Description of the VHDL code for the circuit from figure 15

Entity and behavioural architecture

• The entity declaration mux2_1 and the architecture behave are the same like in Lab1.

A structural style architecture body for mux2_1

• In general, in the declaration part of the architecture struct we usualy have COMPONENT declarations and SIGNAL declarations
• In order to simplify the coding, we declared all the components that we need in the package components from the file components.vhd , hence we declare only the internal signals here (in the declaration part of the architecture).
• The components from the package components end the entities from the file gates.vhd can be associated by default (without configuration).
• The file gates_plus.vhd, which contains the entities of the gates and their architectures, and the file components.vhd, which contains the package components mulst be downloaded into the working directory and then compiled.
• In order to make the content of the package visible inside the architecture struct, we have to put an use clause:
  
  USE WORK.components.ALL;
  
  before the architecture, or before the entity declarations. In our code is before the architecture.
• Signals declared in the declaration part of the architecture struct will connect the output of the internal gates (components, in general) with the input of other internal gates (i.e., components), like in figure 15.
• In VHDL it is not allowed to connect directly an input port of a component with the output port of another component, so we have to use signals for connecting them.
• But we can connect an input port of the entity that we model with an input port of an internal component,
• Or an output port of an internal component with an output port of the modeled entity.
• In this example, we have only component instantiation statements, because we have a structural description.
• The syntax of a component instantiation statement is the following:
  1. The statement must have a label, followed by the name of the component, then the generic map clause and the port map clause.
  2. The port map makes the association between the formal ports and the actual ports
  3. The syntax of VHDL permits two types of associations:
     1. positional association: when we write the name of the actual port on the corresponding position of the formal port (the name of the formal port does not appear). Avoid using it, because it can generate errors that are very difficult to debug !
     2. named association: syntax is: formal_port => actual_port
  4. We used here named association
  5. For example, if we take the statement:
     
     and1: and2gate PORT MAP(X => a, Y => sn, F => asn);
     
     the label is and1, the component name is and2gate, and the PORT MAP clause specifies that the input port X of the component and2gate is connected to the signal a (the input port of the entity mux2_1), the input port Y of the component is mapped (i.e., connected) to the internal signal sn, while the output F of the gate (of the component) is connected to the internal signal asn.
  6. Using positional association, the same component instantiation can be written:
     
     and2: and2gate PORT MAP(a, sn, asn); -- positional association
     
     
  7. As an exercise, draw the circuit diagram from the VHDL code in order to check the correctness of the code.

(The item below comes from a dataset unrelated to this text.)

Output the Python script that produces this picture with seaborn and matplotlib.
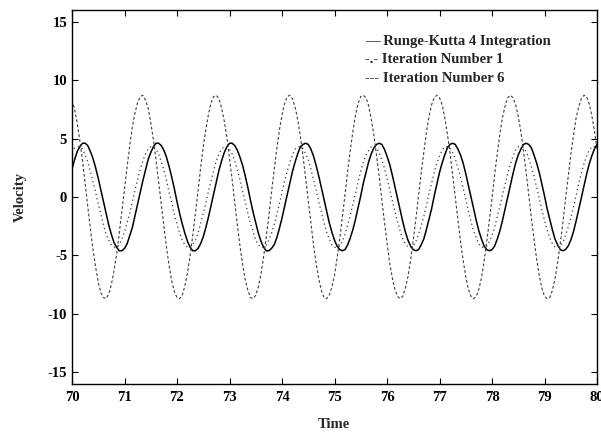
import numpy as np
import pandas as pd
import matplotlib
matplotlib.use("Agg")
import matplotlib.pyplot as plt
import seaborn as sns

# Sampled velocities, t = 70 ... 80 in steps of 0.05
time = np.linspace(70.0, 80.0, 201)

rk4_velocity = [
    2.4, 3.2, 3.9, 4.3, 4.6, 4.6, 4.4, 3.9, 3.3, 2.5,
    1.6, 0.6, -0.4, -1.4, -2.4, -3.2, -3.9, -4.3, -4.6, -4.6,
    -4.4, -4.0, -3.3, -2.6, -1.6, -0.6, 0.4, 1.4, 2.3, 3.2,
    3.8, 4.3, 4.6, 4.6, 4.4, 4.0, 3.4, 2.6, 1.7, 0.7,
    -0.4, -1.4, -2.3, -3.1, -3.8, -4.3, -4.6, -4.6, -4.4, -4.0,
    -3.4, -2.6, -1.7, -0.7, 0.3, 1.3, 2.3, 3.1, 3.8, 4.3,
    4.6, 4.6, 4.4, 4.0, 3.4, 2.7, 1.8, 0.8, -0.3, -1.3,
    -2.2, -3.1, -3.8, -4.3, -4.6, -4.6, -4.4, -4.1, -3.5, -2.7,
    -1.8, -0.8, 0.2, 1.2, 2.2, 3.0, 3.7, 4.3, 4.5, 4.6,
    4.5, 4.1, 3.5, 2.7, 1.8, 0.8, -0.2, -1.2, -2.2, -3.0,
    -3.7, -4.2, -4.5, -4.6, -4.5, -4.1, -3.5, -2.8, -1.9, -0.9,
    0.1, 1.2, 2.1, 3.0, 3.7, 4.2, 4.5, 4.6, 4.5, 4.1,
    3.5, 2.8, 1.9, 0.9, -0.1, -1.1, -2.1, -3.0, -3.7, -4.2,
    -4.5, -4.6, -4.5, -4.1, -3.6, -2.8, -1.9, -1.0, 0.1, 1.1,
    2.1, 2.9, 3.6, 4.2, 4.5, 4.6, 4.5, 4.1, 3.6, 2.9,
    2.0, 1.0, 0.0, -1.0, -2.0, -2.9, -3.6, -4.2, -4.5, -4.6,
    -4.5, -4.2, -3.6, -2.9, -2.0, -1.0, 0.0, 1.0, 2.0, 2.9,
    3.6, 4.1, 4.5, 4.6, 4.5, 4.2, 3.6, 2.9, 2.1, 1.1,
    0.1, -1.0, -1.9, -2.8, -3.6, -4.1, -4.5, -4.6, -4.5, -4.2,
    -3.7, -3.0, -2.1, -1.1, -0.1, 0.9, 1.9, 2.8, 3.5, 4.1,
    4.5,
]

iteration1_velocity = [
    3.8, 4.2, 4.3, 4.3, 4.1, 3.6, 3.0, 2.2, 1.3, 0.4,
    -0.6, -1.5, -2.4, -3.2, -3.7, -4.1, -4.3, -4.3, -4.1, -3.6,
    -3.0, -2.2, -1.4, -0.4, 0.6, 1.5, 2.4, 3.1, 3.7, 4.1,
    4.3, 4.3, 4.1, 3.7, 3.0, 2.3, 1.4, 0.4, -0.5, -1.5,
    -2.3, -3.1, -3.7, -4.1, -4.3, -4.3, -4.1, -3.7, -3.1, -2.3,
    -1.4, -0.5, 0.5, 1.4, 2.3, 3.1, 3.7, 4.1, 4.3, 4.3,
    4.1, 3.7, 3.1, 2.3, 1.5, 0.5, -0.4, -1.4, -2.3, -3.0,
    -3.7, -4.1, -4.3, -4.3, -4.1, -3.7, -3.1, -2.4, -1.5, -0.6,
    0.4, 1.4, 2.2, 3.0, 3.6, 4.1, 4.3, 4.3, 4.1, 3.7,
    3.2, 2.4, 1.5, 0.6, -0.4, -1.3, -2.2, -3.0, -3.6, -4.1,
    -4.3, -4.3, -4.2, -3.8, -3.2, -2.4, -1.6, -0.6, 0.3, 1.3,
    2.2, 3.0, 3.6, 4.0, 4.3, 4.3, 4.2, 3.8, 3.2, 2.5,
    1.6, 0.7, -0.3, -1.2, -2.1, -2.9, -3.6, -4.0, -4.3, -4.3,
    -4.2, -3.8, -3.2, -2.5, -1.7, -0.7, 0.3, 1.2, 2.1, 2.9,
    3.5, 4.0, 4.3, 4.3, 4.2, 3.8, 3.3, 2.5, 1.7, 0.8,
    -0.2, -1.2, -2.1, -2.9, -3.5, -4.0, -4.3, -4.3, -4.2, -3.8,
    -3.3, -2.6, -1.7, -0.8, 0.2, 1.1, 2.0, 2.8, 3.5, 4.0,
    4.3, 4.3, 4.2, 3.9, 3.3, 2.6, 1.8, 0.8, -0.1, -1.1,
    -2.0, -2.8, -3.5, -4.0, -4.3, -4.3, -4.2, -3.9, -3.3, -2.6,
    -1.8, -0.9, 0.1, 1.1, 2.0, 2.8, 3.5, 4.0, 4.3, 4.3,
    4.2,
]

iteration6_velocity = [
    8.3, 7.5, 6.3, 4.8, 3.1, 1.2, -0.8, -2.7, -4.5, -6.0,
    -7.3, -8.2, -8.6, -8.7, -8.3, -7.5, -6.3, -4.9, -3.1, -1.2,
    0.7, 2.6, 4.4, 6.0, 7.2, 8.1, 8.6, 8.7, 8.3, 7.6,
    6.4, 4.9, 3.2, 1.3, -0.6, -2.5, -4.3, -5.9, -7.2, -8.1,
    -8.6, -8.7, -8.4, -7.6, -6.5, -5.0, -3.3, -1.4, 0.5, 2.5,
    4.3, 5.8, 7.1, 8.1, 8.6, 8.7, 8.4, 7.6, 6.5, 5.1,
    3.3, 1.5, -0.5, -2.4, -4.2, -5.8, -7.1, -8.0, -8.6, -8.7,
    -8.4, -7.7, -6.6, -5.1, -3.4, -1.6, 0.4, 2.3, 4.1, 5.7,
    7.0, 8.0, 8.6, 8.7, 8.4, 7.7, 6.6, 5.2, 3.5, 1.6,
    -0.3, -2.2, -4.1, -5.7, -7.0, -8.0, -8.6, -8.7, -8.4, -7.7,
    -6.7, -5.2, -3.6, -1.7, 0.2, 2.2, 4.0, 5.6, 7.0, 8.0,
    8.6, 8.7, 8.5, 7.8, 6.7, 5.3, 3.6, 1.8, -0.2, -2.1,
    -3.9, -5.6, -6.9, -7.9, -8.5, -8.7, -8.5, -7.8, -6.8, -5.4,
    -3.7, -1.9, 0.1, 2.0, 3.8, 5.5, 6.9, 7.9, 8.5, 8.7,
    8.5, 7.9, 6.8, 5.4, 3.8, 1.9, 0.0, -1.9, -3.8, -5.4,
    -6.8, -7.9, -8.5, -8.7, -8.5, -7.9, -6.9, -5.5, -3.8, -2.0,
    -0.1, 1.9, 3.7, 5.4, 6.8, 7.8, 8.5, 8.7, 8.5, 7.9,
    6.9, 5.6, 3.9, 2.1, 0.2, -1.8, -3.6, -5.3, -6.7, -7.8,
    -8.5, -8.7, -8.6, -8.0, -7.0, -5.6, -4.0, -2.2, -0.2, 1.7,
    3.6, 5.2, 6.7, 7.7, 8.4, 8.7, 8.6, 8.0, 7.0, 5.7,
    4.1,
]

legend_lines = [
    "\u2014 Runge-Kutta 4 Integration",
    "-.- Iteration Number 1",
    "--- Iteration Number 6",
]
x_ticks = list(range(70, 81))
y_ticks = list(range(-15, 16, 5))

df = pd.DataFrame({
    "Time": time,
    "rk4": rk4_velocity,
    "it1": iteration1_velocity,
    "it6": iteration6_velocity,
})

sns.set_theme(style="ticks")
plt.rcParams["font.family"] = ["Liberation Serif", "DejaVu Serif"]
plt.rcParams["font.weight"] = "bold"
plt.rcParams["axes.unicode_minus"] = False

W, H = 601, 438
fig = plt.figure(figsize=(W / 100, H / 100), dpi=100)
ax = fig.add_axes([72 / W, 1 - 384 / H, (597 - 72) / W, (384 - 10) / H])

sns.lineplot(data=df, x="Time", y="rk4", ax=ax, color="black", lw=1.1)
sns.lineplot(data=df, x="Time", y="it1", ax=ax, color="#3c3c3c", lw=0.9,
             linestyle=(0, (1, 2.5)))
sns.lineplot(data=df, x="Time", y="it6", ax=ax, color="#3c3c3c", lw=0.8,
             linestyle=(0, (2.5, 2)))

ax.set_xlim(70, 80)
ax.set_ylim(-16, 16)
ax.set_xticks(x_ticks)
ax.set_yticks(y_ticks)
ax.tick_params(direction="in", top=True, right=True, length=4, width=0.8,
               labelsize=10.5, colors="black")
ax.tick_params(axis="x", pad=5)
ax.tick_params(axis="y", pad=3.5)
for s in ax.spines.values():
    s.set_color("black")
    s.set_linewidth(1.0)

ax.set_xlabel("")
ax.set_ylabel("")
fig.text(334 / W, 1 - 425 / H, "Time", ha="center", va="center",
         fontsize=10.5, fontweight="bold")
fig.text(20 / W, 1 - 197 / H, "Velocity", ha="center", va="center",
         rotation=90, fontsize=10.5, fontweight="bold")

for i, line in enumerate(legend_lines):
    fig.text(365 / W, 1 - (41 + 18.5 * i) / H, line, ha="left", va="center",
             fontsize=10.5, fontweight="bold")

fig.savefig("out.png", dpi=100)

A dataflow style architecture body for mux2_1

• We will use this style of modeling in order to replace each gate with its logic expression.
• In this way we can avoid writting structural description, and replace them with data flow description, with an identical functioning.
• For data flow descriptions, we do not need to declare components, hence we do not need the file components.vhd which contain the package components.
• Also, we do not need the descriptions of the gates (their entities and architectures), which means that we do not need the file gates_plus.vhd.
• We do need to declare internal signals in the declaration part of the architecture.
• The body of the architecture will contain the signal assignment statements which replace the component instantiation statements.
• For a realistic implementation, each component instantiation statement representing a gate will be replaced with the signal assignment statement corresponding to the logic expression of that gate.
• For example, we replace the statement:
  
  and1: and2gate PORT MAP(X => a, Y => sn, F => asn);
  
  with:
  
  asn <= a AND sn AFTER 10 ns;
  
  
• And similar for all the statements from the architecture struct.
• In this way we will obtain exactly the same behaviour of the multiplexer, but with a more comprehensible code.